I REFER to the letter, “Students duty to speak for the silent majority” (The National, June 9).
I disagree with the writer that students entering the universities have twofold duties of study and speak for the silent majority.
I think students enter university with a primary responsibility of pursuing knowledge in their chosen field of study.
Our students are not sent as watchdogs of the executive government’s performances, public policies, laws and practices.
I think that our three discipline forces, police, defense and CIS have been given the primary role of upholding the constitutions, related laws and public policies and practices of country.
Our three disciplined forces have primary responsibilities of upholding the constitution and eradicating corrupt governments and set up good governments for the best interest of the nation.
Unfortunately, these forces have failed to fulfill their delegated responsibilities in the past 40 years of our political history.
Experiences in most developing countries and elsewhere show that it is the disciplined forces that are there to uphold the constitution, dethrone corrupt governments, set up military governments and return to civilian governments.
Conscious of military coups has been able to instill discipline and transparency in civilian governments in developing countries such as Papua New Guinea.
Fiji has just done that.
In PNG, our three disciplined forces have been serving their personal, sectional and selfish interest at the expense of the national interest. There is no unity between police, defense and CIS.
In 1997, police supported Sir Julius Chan when defense attempted a military coup.
Even today, our three disciplined forces are divided among themselves to serve individual politicians and corrupted government than the collective interest of the 8 million people of PNG.
They are dancing to the music played by politicians.
If our disciplined forces are serving the nation’s interest which they have sworn to serve while holding the bible, then they will make politicians and corrupt governments to dance to their music.
Disciplined forces in PNG have underestimated their coercive powers to make politicians and corrupt governments to do the right things.
Their coercive powers have been compromised as a result of serving sectional and personal interest.
I think students been volunteers who have become sacrificial lamb at the altar of democracy in PNG.
Ever since the days of late Malipu Balakau and up until now, students have been forced to sacrifice their studies, good grades, scholarship and their very lives because those who supposed to do their jobs are not doing their part.
Most of the students are sons and daughters of the three disciplined forces.

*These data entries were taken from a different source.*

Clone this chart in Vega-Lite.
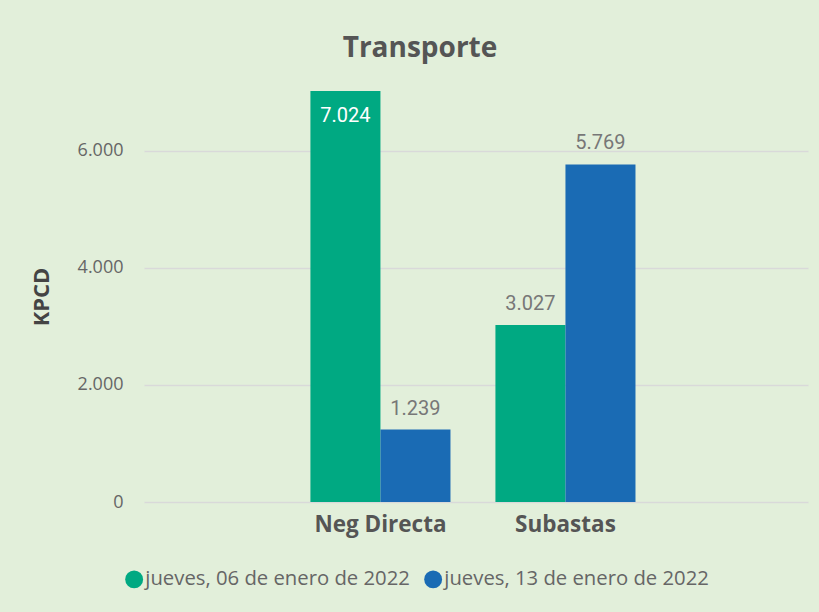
{
  "$schema": "https://vega.github.io/schema/vega-lite/v6.json",
  "width": 664,
  "height": 411,
  "autosize": {"type": "none"},
  "padding": {"left": 144, "top": 91, "right": 11, "bottom": 110},
  "background": "#e2efda",
  "config": {
    "view": {"stroke": null},
    "locale": {"number": {"decimal": ",", "thousands": ".", "grouping": [3], "currency": ["", " €"]}},
    "font": "Open Sans"
  },
  "title": {
    "text": "Transporte",
    "font": "Open Sans",
    "fontSize": 28,
    "fontWeight": "bold",
    "color": "#555555",
    "anchor": "middle",
    "dx": -56,
    "offset": 28
  },
  "data": {
    "values": [
      {"categoria": "Neg Directa", "fecha": "jueves, 06 de enero de 2022", "valor": 7024},
      {"categoria": "Neg Directa", "fecha": "jueves, 13 de enero de 2022", "valor": 1239},
      {"categoria": "Subastas", "fecha": "jueves, 06 de enero de 2022", "valor": 3027},
      {"categoria": "Subastas", "fecha": "jueves, 13 de enero de 2022", "valor": 5769}
    ]
  },
  "encoding": {
    "x": {
      "field": "categoria",
      "type": "nominal",
      "sort": null,
      "scale": {"paddingInner": 0.243, "paddingOuter": 0.916, "align": 0.491},
      "axis": {
        "title": null,
        "labelAngle": 0,
        "domain": false,
        "ticks": false,
        "labelFont": "Open Sans",
        "labelFontSize": 22.5,
        "labelFontWeight": "bold",
        "labelColor": "#555555",
        "labelPadding": 11
      }
    },
    "xOffset": {"field": "fecha", "type": "nominal", "sort": null, "scale": {"paddingInner": 0, "paddingOuter": 0}},
    "y": {
      "field": "valor",
      "type": "quantitative",
      "scale": {"domain": [0, 7024], "nice": false},
      "axis": {
        "title": "KPCD",
        "titleFont": "Open Sans",
        "titleFontSize": 22,
        "titleFontWeight": "bold",
        "titleColor": "#444444",
        "titlePadding": 24,
        "values": [0, 2000, 4000, 6000],
        "format": ",d",
        "domain": false,
        "ticks": false,
        "labelFont": "Open Sans",
        "labelFontSize": 18,
        "labelColor": "#666666",
        "labelPadding": 21,
        "gridColor": "#d9d9d9",
        "gridWidth": 1.5
      }
    }
  },
  "layer": [
    {
      "mark": {"type": "bar"},
      "encoding": {
        "color": {
          "field": "fecha",
          "type": "nominal",
          "sort": null,
          "scale": {"range": ["#00a982", "#1a6bb4"]},
          "legend": {
            "title": null,
            "orient": "none",
            "direction": "horizontal",
            "legendX": -20,
            "legendY": 478,
            "symbolType": "circle",
            "symbolSize": 320,
            "symbolStrokeWidth": 0,
            "symbolOpacity": 1,
            "labelFont": "Open Sans",
            "labelFontSize": 20.3,
            "labelColor": "#666666",
            "labelOffset": 1,
            "columnPadding": 13,
            "labelLimit": 400
          }
        }
      }
    },
    {
      "transform": [{"filter": "datum.valor < 6500"}],
      "mark": {"type": "text", "font": "Roboto", "fontSize": 20, "color": "#777777", "baseline": "bottom", "dy": -11},
      "encoding": {"text": {"field": "valor", "type": "quantitative", "format": ",d"}}
    },
    {
      "transform": [{"filter": "datum.valor >= 6500"}],
      "mark": {"type": "text", "font": "Roboto", "fontSize": 20, "color": "#ffffff", "baseline": "top", "dy": 15},
      "encoding": {"text": {"field": "valor", "type": "quantitative", "format": ",d"}}
    }
  ]
}
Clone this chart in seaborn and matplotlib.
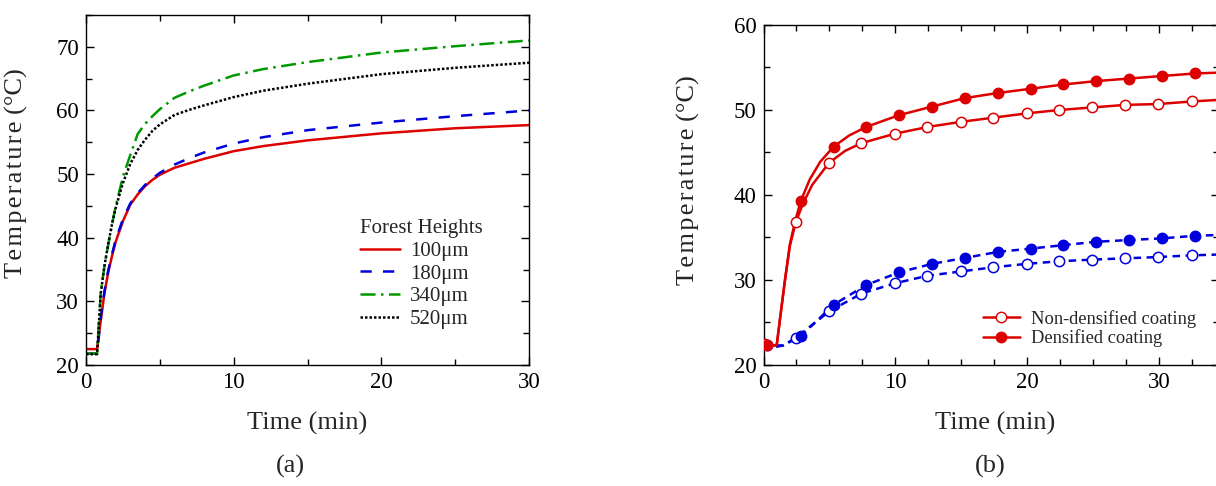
import matplotlib
matplotlib.use("Agg")
import matplotlib.pyplot as plt
from matplotlib.lines import Line2D
from matplotlib.ticker import MultipleLocator
import seaborn as sns

# panel (a): temperature vs time for four forest heights
t_a = [0, 0.75, 1.0, 1.25, 1.5, 1.75, 2.0, 2.5, 3, 3.5, 4, 4.5, 5, 6, 7, 8, 10, 12, 15, 20, 25, 30]
h100 = [22.5, 22.5, 27.0, 31.3, 34.5, 37.0, 39.3, 42.6, 45.2, 46.8, 48.1, 49.1, 49.9, 51.0, 51.7, 52.4, 53.6, 54.4, 55.3, 56.4, 57.2, 57.7]
h180 = [21.8, 21.8, 27.5, 31.6, 34.8, 37.3, 39.6, 42.9, 45.4, 47.0, 48.3, 49.3, 50.2, 51.5, 52.5, 53.4, 54.8, 55.8, 56.9, 58.1, 59.1, 60.0]
h340 = [21.8, 21.8, 31.5, 35.5, 38.8, 42.0, 44.8, 49.6, 53.0, 56.3, 57.9, 59.1, 60.2, 62.0, 63.0, 63.9, 65.5, 66.5, 67.6, 69.1, 70.1, 71.0]
h520 = [21.7, 21.7, 31.3, 35.6, 39.0, 42.0, 44.6, 48.6, 51.6, 53.8, 55.4, 56.8, 57.8, 59.3, 60.1, 60.8, 62.1, 63.1, 64.2, 65.7, 66.7, 67.5]
labels_a = ["100\u03bcm", "180\u03bcm", "340\u03bcm", "520\u03bcm"]

# panel (b): markers
t_open = [0, 2.45, 4.98, 7.43, 9.94, 12.44, 14.95, 17.45, 19.96, 22.43, 24.94, 27.44, 29.92, 32.48]
t_fill = [0.27, 2.83, 5.33, 7.78, 10.29, 12.79, 15.27, 17.78, 20.28, 22.76, 25.24, 27.74, 30.22, 32.75]
red_open = [22.5, 36.8, 43.8, 46.1, 47.2, 48.0, 48.6, 49.1, 49.6, 50.0, 50.3, 50.6, 50.7, 51.0]
red_fill = [22.3, 39.3, 45.7, 48.0, 49.4, 50.4, 51.4, 52.0, 52.5, 53.0, 53.4, 53.7, 54.0, 54.3]
blue_open = [22.5, 23.2, 26.3, 28.4, 29.6, 30.5, 31.0, 31.5, 31.9, 32.2, 32.4, 32.55, 32.7, 32.9]
blue_fill = [22.3, 23.4, 27.1, 29.4, 30.9, 31.9, 32.6, 33.3, 33.7, 34.1, 34.5, 34.7, 34.9, 35.2]

# panel (b): continuous curves
t_ro = [0, 1.0, 1.3, 1.63, 2.0, 2.45, 3.0, 3.7, 4.98, 6.2, 7.43, 9.94, 12.44, 14.95, 17.45, 19.96, 22.43, 24.94, 27.44, 29.92, 32.48, 34.6]
v_ro = [22.5, 22.3, 26.0, 30.0, 34.0, 36.8, 39.0, 41.2, 43.8, 45.2, 46.1, 47.2, 48.0, 48.6, 49.1, 49.6, 50.0, 50.3, 50.6, 50.7, 51.0, 51.2]
t_rf = [0, 0.27, 1.0, 1.3, 1.63, 2.0, 2.4, 2.83, 3.5, 4.3, 5.33, 6.5, 7.78, 10.29, 12.79, 15.27, 17.78, 20.28, 22.76, 25.24, 27.74, 30.22, 32.75, 34.6]
v_rf = [22.3, 22.3, 22.3, 26.0, 30.0, 34.2, 36.9, 39.3, 41.8, 43.9, 45.7, 47.0, 48.0, 49.4, 50.4, 51.4, 52.0, 52.5, 53.0, 53.4, 53.7, 54.0, 54.3, 54.4]
t_bo = [0, 0.8, 1.5, 2.45, 4.98, 7.43, 9.94, 12.44, 14.95, 17.45, 19.96, 22.43, 24.94, 27.44, 29.92, 32.48, 34.6]
v_bo = [22.5, 22.1, 22.3, 23.2, 26.3, 28.4, 29.6, 30.5, 31.0, 31.5, 31.9, 32.2, 32.4, 32.55, 32.7, 32.9, 33.0]
t_bf = [0, 0.27, 1.5, 2.83, 5.33, 7.78, 10.29, 12.79, 15.27, 17.78, 20.28, 22.76, 25.24, 27.74, 30.22, 32.75, 34.6]
v_bf = [22.3, 22.3, 22.3, 23.4, 27.1, 29.4, 30.9, 31.9, 32.6, 33.3, 33.7, 34.1, 34.5, 34.7, 34.9, 35.2, 35.3]

RED = "#dd0000"
BLUE = "#0000dd"
GREEN = "#009900"

sns.set_style("ticks")
plt.rcParams["font.family"] = ["Liberation Serif", "DejaVu Serif"]

fig = plt.figure(figsize=(12.16, 4.86), dpi=100)
ax1 = fig.add_axes([86 / 1216, 1 - 365 / 486, 443 / 1216, 350 / 486])
ax2 = fig.add_axes([763.5 / 1216, 1 - 365 / 486, 456 / 1216, 340 / 486])

ylab = "T\u200ae\u200am\u200ap\u200ae\u200ar\u200aa\u200at\u200au\u200ar\u200ae (\u00b0C)"


def style_axes(ax, xminor, ylim, yminor):
    ax.xaxis.set_major_locator(MultipleLocator(10))
    ax.xaxis.set_minor_locator(MultipleLocator(xminor))
    ax.yaxis.set_major_locator(MultipleLocator(10))
    ax.yaxis.set_minor_locator(MultipleLocator(yminor))
    ax.set_ylim(*ylim)
    ax.tick_params(which="both", direction="in", top=True, right=True, width=1.0, labelsize=16.5, pad=5, colors="black")
    ax.tick_params(which="major", length=6)
    ax.tick_params(which="minor", length=4)
    for s in ax.spines.values():
        s.set_linewidth(1.0)
        s.set_color("black")
        s.set_visible(True)


# ---- panel (a)
sns.lineplot(x=t_a, y=h100, ax=ax1, color=RED, lw=1.8, label=labels_a[0])
sns.lineplot(x=t_a, y=h180, ax=ax1, color=BLUE, lw=1.8, dashes=(4.5, 4.5), label=labels_a[1])
sns.lineplot(x=t_a, y=h340, ax=ax1, color=GREEN, lw=1.8, dashes=(6, 2.2, 1, 2.2), label=labels_a[2])
sns.lineplot(x=t_a, y=h520, ax=ax1, color="black", lw=1.8, dashes=(1, 0.8), label=labels_a[3])
ax1.set_xlim(0, 30)
style_axes(ax1, 5, (20, 75), 5)
ax1.set_xlabel("Time (min)", fontsize=19)
ax1.set_ylabel(ylab, fontsize=19)
ax1.xaxis.set_label_coords(0.5, -0.135)
ax1.yaxis.set_label_coords(-0.13, 0.547)
ax1.legend(title="Forest Heights", loc="upper left", bbox_to_anchor=(0.6, 0.44),
           frameon=False, fontsize=15, title_fontsize=15, handlelength=1.9,
           labelspacing=0.15, handletextpad=0.5, borderaxespad=0, alignment="left")

# ---- panel (b)
sns.lineplot(x=t_bo, y=v_bo, ax=ax2, color=BLUE, lw=1.8, dashes=(3, 2.2))
sns.lineplot(x=t_bf, y=v_bf, ax=ax2, color=BLUE, lw=1.8, dashes=(3, 2.2))
sns.scatterplot(x=t_open, y=blue_open, ax=ax2, color="white", edgecolor=BLUE, linewidth=1.1, s=55, zorder=3)
sns.scatterplot(x=t_fill, y=blue_fill, ax=ax2, color=BLUE, edgecolor=BLUE, linewidth=1.1, s=55, zorder=3)
sns.lineplot(x=t_ro, y=v_ro, ax=ax2, color=RED, lw=1.8)
sns.lineplot(x=t_rf, y=v_rf, ax=ax2, color=RED, lw=1.8)
sns.scatterplot(x=t_open, y=red_open, ax=ax2, color="white", edgecolor=RED, linewidth=1.1, s=55, zorder=4)
sns.scatterplot(x=t_fill, y=red_fill, ax=ax2, color=RED, edgecolor=RED, linewidth=1.1, s=55, zorder=4)
ax2.set_xlim(0, 34.6)
style_axes(ax2, 2.5, (20, 60), 5)
ax2.set_xlabel("Time (min)", fontsize=19)
ax2.set_ylabel(ylab, fontsize=19)
ax2.xaxis.set_label_coords(0.509, -0.138)
ax2.yaxis.set_label_coords(-0.14, 0.544)
handles_b = [
    Line2D([], [], color=RED, lw=1.8, marker="o", ms=7.5, mfc="white", mec=RED),
    Line2D([], [], color=RED, lw=1.8, marker="o", ms=7.5, mfc=RED, mec=RED),
]
ax2.legend(handles_b, ["Non-densified coating", "Densified coating"], loc="upper left",
           bbox_to_anchor=(0.465, 0.184), frameon=False, fontsize=13.3, handlelength=2.0,
           labelspacing=0.1, handletextpad=0.6, borderaxespad=0, numpoints=1)

fig.text(290 / 1216, 1 - 466 / 486, "(a)", ha="center", va="center", fontsize=19)
fig.text(990 / 1216, 1 - 466 / 486, "(b)", ha="center", va="center", fontsize=19)

fig.savefig("out.png", dpi=100)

Parents are sleeping and the children are giving them a wake up for them to do the right thing at the right time.
I think it is shameful that police are shooting at unarmed students at UPNG. The students are only helping police to uphold the constitution and eradicate corrupt governments in PNG.
The police hierarchy should reassess their roles and start to do the right thing and likewise all disciplined forces.
As for the students, nothing good in life comes the easy way. There must be sacrifices, sweats, tears and blood for salvation of a nation.
After all, Jesus Christ son of God showed us the way that he has to sacrifice his life as a ransom for the salvation of humanity.
Sacrifice is the way to pursue your goals.